In December 2006, they released a new Snoopy song, "Snoopy vs. Osama", and in 2011, the single "Alive and Well".

In the Crossfire Band of Ocala, original members Chris Nunley and Bill Balough and replacement member Pat Waddell continued playing together at least into 2021.

==Discography==
===Albums===
- Snoopy vs. the Red Baron (1966) number 44
- Return of the Red Baron (1967)
- Snoopy and His Friends (1967) number 46
  - Also on Billboard's Christmas Album chart at number 6 in 1967 and number 19 in 1968
- Snoopy for President (1968, re-released 1976) number 189 in 1968, in 1976
- Merry Snoopy's Christmas (1978, 1980, 1982, 1984)
- Anthology (CD, April 1995)
- Best of the Royal Guardsmen (CD, May 1998)
- Snoopy vs. the Red Baron / Snoopy and His Friends (CD re-release, June 2001)
- Return of the Red Baron / Snoopy for President (CD re-release, June 2001)

===Singles===

Year: Single (A-side, B-side) Both sides from same album except where indicated; Chart Positions; Album
US: UK; AUS; NZ; CAN
1966: "Baby Let's Wait" b/w "Leaving Me" (from Return of the Red Baron); —; —; —; —; —; Snoopy vs. the Red Baron
"Snoopy vs. the Red Baron" b/w "I Needed You" (Non-album track): 2; 8; 1; 8; 1
1967: "The Return of the Red Baron" b/w "Sweetmeats Slide" (from Snoopy vs. the Red Baron); 15; 37; 7; —; 30; The Return of the Red Baron
"Airplane Song (My Airplane)" b/w "Om": 46; —; 11; 2; 45
"Any Wednesday" b/w "So Right (To Be in Love)" (from Snoopy and His Friends): 97; —; —; —; 100
"Snoopy's Christmas" b/w "It Kinda Looks Like Christmas": —^{[A]}; —; 1; 1; 39; Snoopy and His Friends
1968: "I Say Love" b/w "It Kinda Looks Like Christmas"; 72; —; —; —; —
"Snoopy for President"^{[B]} b/w "Down Behind The Lines" (from Snoopy and His Friends): 85; —; 68; —; —; Snoopy for President
"Baby Let's Wait" (reissue) b/w "Biplane Evermore"^{[C]} (from Snoopy For President): 35; —; 62; —; 19; Snoopy vs. the Red Baron
1969: "Magic Window" b/w "Mother, Where's Your Daughter"; 112; —; —; —; —; Non-album tracks
"The Smallest Astronaut"^{[D]} b/w "Quality Woman"^{[D]}: —; —; 60; —; —
1972: "Snoopy for President" (reissue) b/w "Down Behind The Lines" (from Snoopy and His Friends); —; —; —; —; —; Snoopy for President
1976: "Snoopy for President" (reissue) b/w "Sweetmeats Slide" (from Snoopy vs.

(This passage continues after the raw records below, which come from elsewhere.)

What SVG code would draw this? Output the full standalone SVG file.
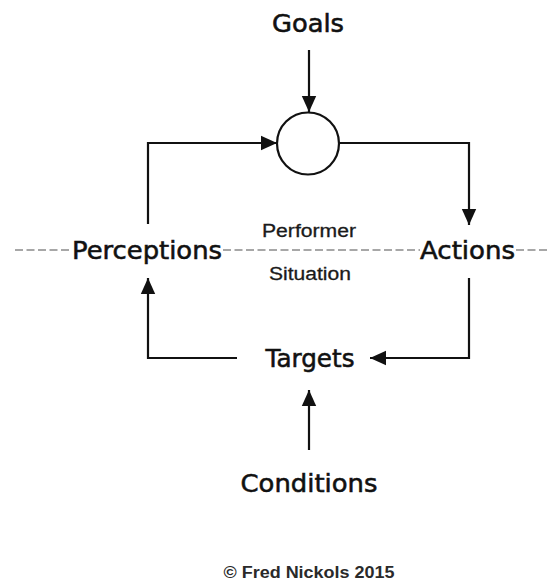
<svg xmlns="http://www.w3.org/2000/svg" width="550" height="584" viewBox="0 0 550 584">
<style>
.big{font-family:"DejaVu Sans",Verdana,sans-serif;font-size:24px;fill:#111;stroke:#111;stroke-width:0.55;text-anchor:middle}
.small{font-family:"Liberation Sans",Arial,sans-serif;font-size:18px;fill:#1a1a1a;stroke:#1a1a1a;stroke-width:0.3;text-anchor:middle}
.copy{font-family:"Liberation Sans",Arial,sans-serif;font-size:16px;font-weight:bold;fill:#2a2a2a;text-anchor:middle}
.conn{fill:none;stroke:#111;stroke-width:2.2}
.dash{stroke:#8a8a8a;stroke-width:1.6;stroke-dasharray:8 3.5;fill:none}
</style>
<defs>
<marker id="ah" viewBox="0 0 10 10" refX="10" refY="5" markerWidth="16" markerHeight="16" markerUnits="userSpaceOnUse" orient="auto">
<path d="M0,0.5 L10,5 L0,9.5 Z" fill="#111"/>
</marker>
</defs>
<rect width="550" height="584" fill="#fff"/>
<g id="boundary">
<line class="dash" x1="15" y1="250" x2="72" y2="250"/>
<line class="dash" x1="223" y1="250" x2="420" y2="250"/>
<line class="dash" x1="516" y1="250" x2="550" y2="250"/>
</g>
<g id="connectors">
<line class="conn" x1="309" y1="50" x2="309" y2="112" marker-end="url(#ah)"/>
<polyline class="conn" points="148,224 148,143 277,143" marker-end="url(#ah)"/>
<polyline class="conn" points="339,143 469,143 469,225" marker-end="url(#ah)"/>
<polyline class="conn" points="469,278 469,358 370,358" marker-end="url(#ah)"/>
<polyline class="conn" points="237,358 148,358 148,278" marker-end="url(#ah)"/>
<line class="conn" x1="309" y1="450" x2="309" y2="390" marker-end="url(#ah)"/>
</g>
<g id="goals"><text class="big" x="308" y="32" textLength="72" lengthAdjust="spacingAndGlyphs">Goals</text></g>
<g id="comparator"><circle cx="308" cy="143.5" r="31" fill="#fff" stroke="#111" stroke-width="2.2"/></g>
<g id="perceptions"><text class="big" x="147" y="259" textLength="150" lengthAdjust="spacingAndGlyphs">Perceptions</text></g>
<g id="actions"><text class="big" x="467.5" y="259" textLength="95" lengthAdjust="spacingAndGlyphs">Actions</text></g>
<g id="performer"><text class="small" x="309" y="237" textLength="94" lengthAdjust="spacingAndGlyphs">Performer</text></g>
<g id="situation"><text class="small" x="310" y="280" textLength="82" lengthAdjust="spacingAndGlyphs">Situation</text></g>
<g id="targets"><text class="big" x="310" y="367" textLength="89" lengthAdjust="spacingAndGlyphs">Targets</text></g>
<g id="conditions"><text class="big" x="309" y="492" style="font-size:25px" textLength="137" lengthAdjust="spacingAndGlyphs">Conditions</text></g>
<g id="copyright"><text class="copy" x="309" y="578" textLength="171" lengthAdjust="spacingAndGlyphs">© Fred Nickols 2015</text></g>
</svg>
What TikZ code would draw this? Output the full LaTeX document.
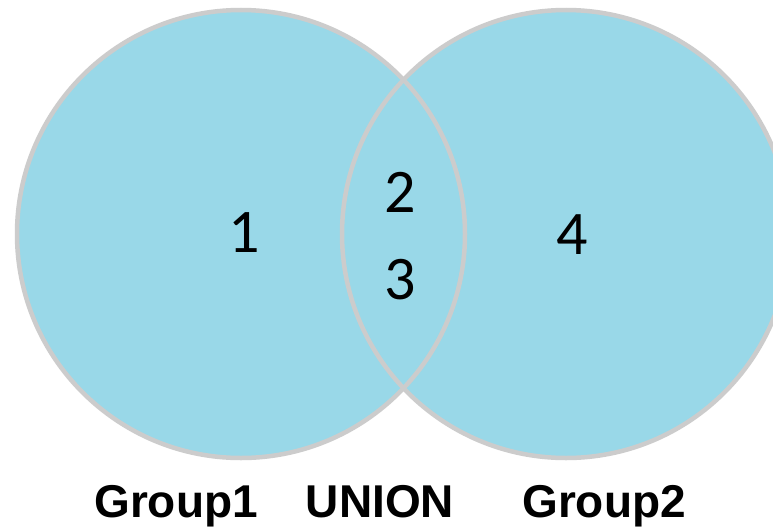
\documentclass[tikz,border=0pt]{standalone}
\usepackage{fontspec}
\setmainfont{Carlito}
\newfontfamily\labelfont{Liberation Sans}
\definecolor{vennfill}{HTML}{99D8E8}
\definecolor{vennline}{HTML}{CCCCCC}
\begin{document}
\begin{tikzpicture}[x=1pt,y=-1pt,
  ring/.style={draw=vennline,line width=4.5pt},
  digit/.style={inner sep=0pt,anchor=center,font=\fontsize{62}{62}\selectfont},
  grouplabel/.style={inner sep=0pt,anchor=base,font=\labelfont\bfseries\fontsize{46}{46}\selectfont}]
\useasboundingbox (0,0) rectangle (773,530);
\clip (0,0) rectangle (773,530);
\fill[white] (0,0) rectangle (773,530);
\coordinate (c1) at (241,234);
\coordinate (c2) at (566,234);
\fill[vennfill] (c1) circle[radius=224pt];
\fill[vennfill] (c2) circle[radius=224pt];
\draw[ring] (c1) circle[radius=224pt];
\draw[ring] (c2) circle[radius=224pt];
\node[digit] (n1) at (244,233) {1};
\node[digit] (n2) at (400,192) {2};
\node[digit] (n3) at (400,280) {3};
\node[digit] (n4) at (572,235) {4};
\node[grouplabel] (g1) at (176,517) {Group1};
\node[grouplabel] (un) at (380,517) {UNION};
\node[grouplabel] (g2) at (604,517) {Group2};
\end{tikzpicture}
\end{document}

The Red Baron); —; —; —; —; —
1978: "Snoopy's Christmas" (reissue) b/w "The Smallest Astronaut"^{[D]} (Non-album track); —; —; —; —; —; Merry Snoopy's Christmas
2006: "Snoopy vs. Osama"; —; —; —; —; —; Non-album track
"–" denotes releases that did not chart.

- A Charted 3 times in the US – 1967, 1968, and 1969 reaching number one, number 15, and number 11 respectively but only on Billboard's "Best Bets For Christmas" chart.
- B Original version contains intro mentioning real 1968 candidates; 1972 and 1976 re-issues omit this.
- C Only the 'B' side "Biplane Evermore" charted in Australia. Some versions released elsewhere contain "So Right (To Be in Love)" as the 'B' side.
- D Barry Winslow solo, but features on some of the Royal Guardsmen's compilation albums.